Destaca também o papel integrador do Estado brasileiro, que conseguiu unidade territorial e lingüística, mas também soube se colocar frente ao desafio da industrialização. Cabe agora modificar a fundo o perfil da distribuição da renda – difícil nestes tempos de globalização, mas que se coloca agora como outro desafio. Ao mesmo tempo, promover uma política fiscal que assegure a taxa de poupança. Estrategicamente coloca-se como objetivo o crescimento do mercado interno – o que significa privilegiar os interesses da população, como um todo. Não se trata de um fechamento da economia, diz C.F., mas de uma inserção no mercado internacional em outras bases. Trata-se também de entender o crescimento econômico de outro modo:
“...um índice que pretenda medir o bem estar médio da população terá que ser utilizado com muita precaução.” (p.81)

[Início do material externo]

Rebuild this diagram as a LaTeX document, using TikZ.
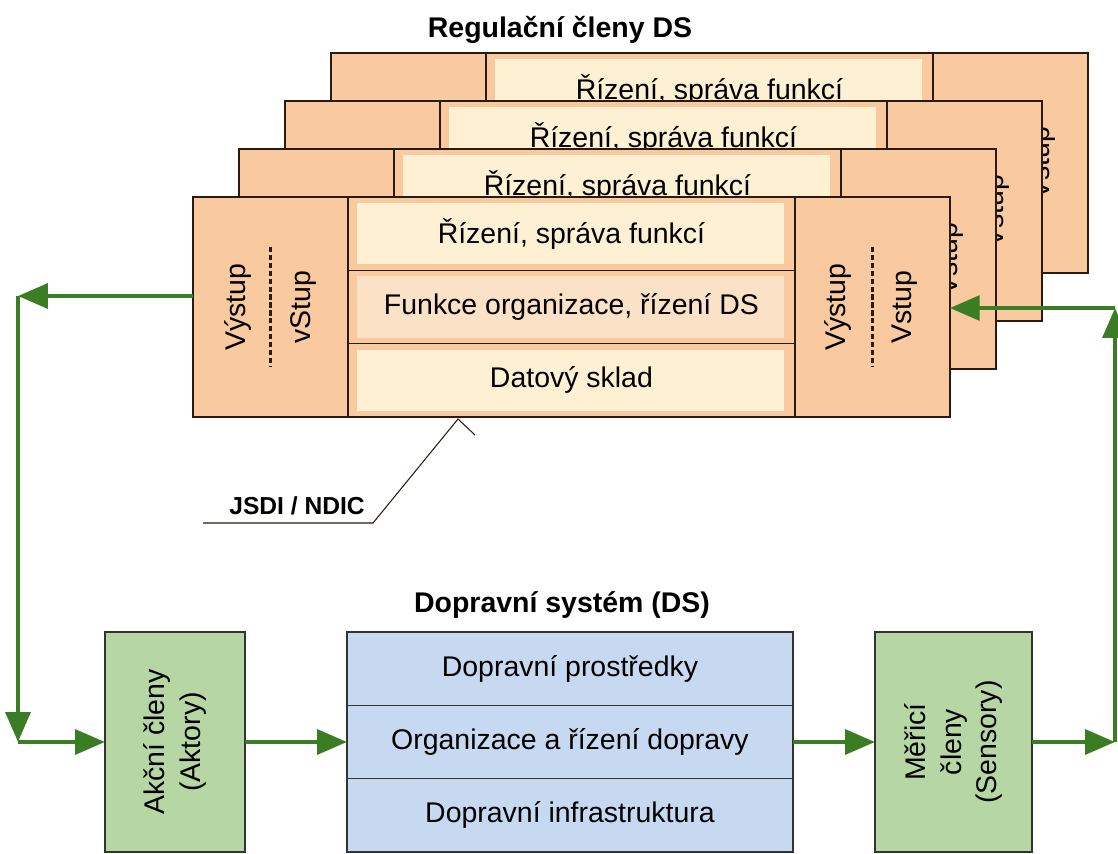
\documentclass[tikz,border=0pt]{standalone}
\usepackage{fontspec}
\setmainfont{Liberation Sans}
\usepackage{tikz}
\usetikzlibrary{positioning, arrows.meta}

\definecolor{peach}{HTML}{F9C99F}
\definecolor{cream}{HTML}{FEF1D3}
\definecolor{blush}{HTML}{FBE2C6}
\definecolor{edgecol}{HTML}{2B1A10}
\definecolor{memgreen}{HTML}{B6D7A4}
\definecolor{dsblue}{HTML}{C6D9F1}
\definecolor{boxedge}{HTML}{333333}
\definecolor{flowgreen}{HTML}{3A7D24}

\begin{document}
\begin{tikzpicture}[
    x=0.02cm, y=-0.02cm,
    font=\fontsize{16.2}{20}\selectfont,
    panel/.style={draw=edgecol, line width=1.2pt, fill=peach, minimum width=3.1cm, minimum height=4.4cm, inner sep=0pt, outer sep=0pt},
    row/.style={draw=edgecol, line width=0.6pt, fill=peach, minimum width=8.94cm, minimum height=1.4667cm, inner sep=0pt, outer sep=0pt,
        path picture={\fill[#1] ([shift={(5pt,-3.4pt)}]path picture bounding box.north west) rectangle ([shift={(-6.2pt,3.4pt)}]path picture bounding box.south east);}},
    row/.default=cream,
    cardline/.style={draw=edgecol, line width=1.5pt},
    sep/.style={draw=edgecol, line width=1.5pt, dash pattern=on 3pt off 1.5pt},
    vtext/.style={rotate=90, inner sep=0pt, align=center},
    title/.style={font=\bfseries\fontsize{16.2}{20}\selectfont},
    layer/.style={draw=boxedge, line width=0.7pt, fill=dsblue, minimum width=8.92cm, minimum height=1.4667cm, inner sep=0pt, outer sep=0pt},
    member/.style={draw=boxedge, line width=1.2pt, fill=memgreen, minimum height=4.4cm, inner sep=0pt, outer sep=0pt},
    flow/.style={-{Triangle[length=17pt, width=14pt]}, line width=2.5pt, draw=flowgreen, fill=flowgreen}
]
    \useasboundingbox (0,0) rectangle (1118,853);

    % Regulation members (stack of cards)
    \node[title] (regtitle) at (560,30) {Regulační členy DS};
    \foreach \i in {3,2,1,0}{
        \begin{scope}[shift={(46*\i,-48*\i)}]
            \node[panel, anchor=north west] (in\i) at (193,197) {};
            \node[row, anchor=north west] (top\i) at (in\i.north east) {Řízení, správa funkcí};
            \node[row=blush, below=0pt of top\i] (mid\i) {Funkce organizace, řízení DS};
            \node[row, below=0pt of mid\i] (low\i) {Datový sklad};
            \node[panel, anchor=north west] (out\i) at (top\i.north east) {};
            \draw[cardline] (in\i.north west) rectangle (out\i.south east);
            % input / output
            \node[vtext] at ([xshift=-0.66cm]in\i.center) {Výstup};
            \node[vtext] at ([xshift=0.66cm]in\i.center) {vStup};
            \draw[sep] ([yshift=1.2cm]in\i.center) -- ([yshift=-1.2cm]in\i.center);
            \node[vtext] at ([xshift=-0.68cm]out\i.center) {Výstup};
            \node[vtext] at ([xshift=0.64cm]out\i.center) {Vstup};
            \draw[sep] ([yshift=1.2cm]out\i.center) -- ([yshift=-1.2cm]out\i.center);
        \end{scope}
    }

    % JSDI pointer
    \node[font=\bfseries\fontsize{14}{17}\selectfont] (jsdi) at (297,506) {JSDI / NDIC};
    \coordinate (tip) at (458,419);
    \draw[edgecol, line width=0.6pt] (203,523) -- (373,523) -- (tip) -- (475,435);

    % Transport system
    \node[title] (dstitle) at (562,605) {Dopravní systém (DS)};
    \node[member, minimum width=2.8cm, anchor=north west] (akce) at (105,632) {};
    \node[vtext] at (akce) {Akční členy\\(Aktory)};
    \node[layer, anchor=north west] (prostr) at (347,632) {Dopravní prostředky};
    \node[layer, below=0pt of prostr] (organ) {Organizace a řízení dopravy};
    \node[layer, below=0pt of organ] (infra) {Dopravní infrastruktura};
    \draw[draw=boxedge, line width=1.2pt] (prostr.north west) rectangle (infra.south east);
    \node[member, minimum width=3.14cm, anchor=north west] (meric) at (875,632) {};
    \node[vtext] at (meric) {Měřicí\\členy\\(Sensory)};

    % Feedback loop
    \coordinate (leftup) at (18,296);
    \coordinate (leftdown) at (akce.west -| leftup);
    \coordinate (rightup) at (1115,308);
    \coordinate (rightdown) at (meric.east -| rightup);
    \draw[flow] (in0.west |- leftup) -- (leftup);
    \draw[flow] (leftup) -- (leftdown);
    \draw[flow] (leftdown) -- (akce.west);
    \draw[flow] (akce.east) -- (akce.east -| organ.west);
    \draw[flow] (organ.east) -- (organ.east -| meric.west);
    \draw[flow] (meric.east) -- (rightdown);
    \draw[flow] (rightdown) -- (rightup);
    \draw[flow] (rightup) -- (out0.east |- rightup);
\end{tikzpicture}
\end{document}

O crescimento econômico tem que ser traduzido em termos de crescimento pessoal e humano para toda a população. É preciso estar atento aos números impostos pelos grupos de dominação que sustentam a atual estratégia globalizante – por serem inadequados à nossa realidade, promovem seu ocultamento.  

Em resumo, com este livro Celso Furtado identifica como agem as forças da globalização;  embora não seja muito descritivo, aponta para as linhas gerais de uma nova dominação – força modernizadora, reforçada por meio dos novos instrumentos e técnicas da comunicação mundial. Propõe um novo desafio: orientar a nossa industrialização visando a uma verdadeira estrutura moderna – autônoma, privilegiando o mercado interno e de modo que não cause rupturas destruidoras à nossa cultura, entendida num sentido amplo – como processo e como sistema; na qual os valores a que faz referência são próprios, não adotados de fora. Para isso deve contribuir um processo criativo também endógeno, num ritmo de continuidade inovadora, mas coerente com nossa identidade. Esse é um meio de nos contrapormos às forças geradoras de desigualdade da globalização.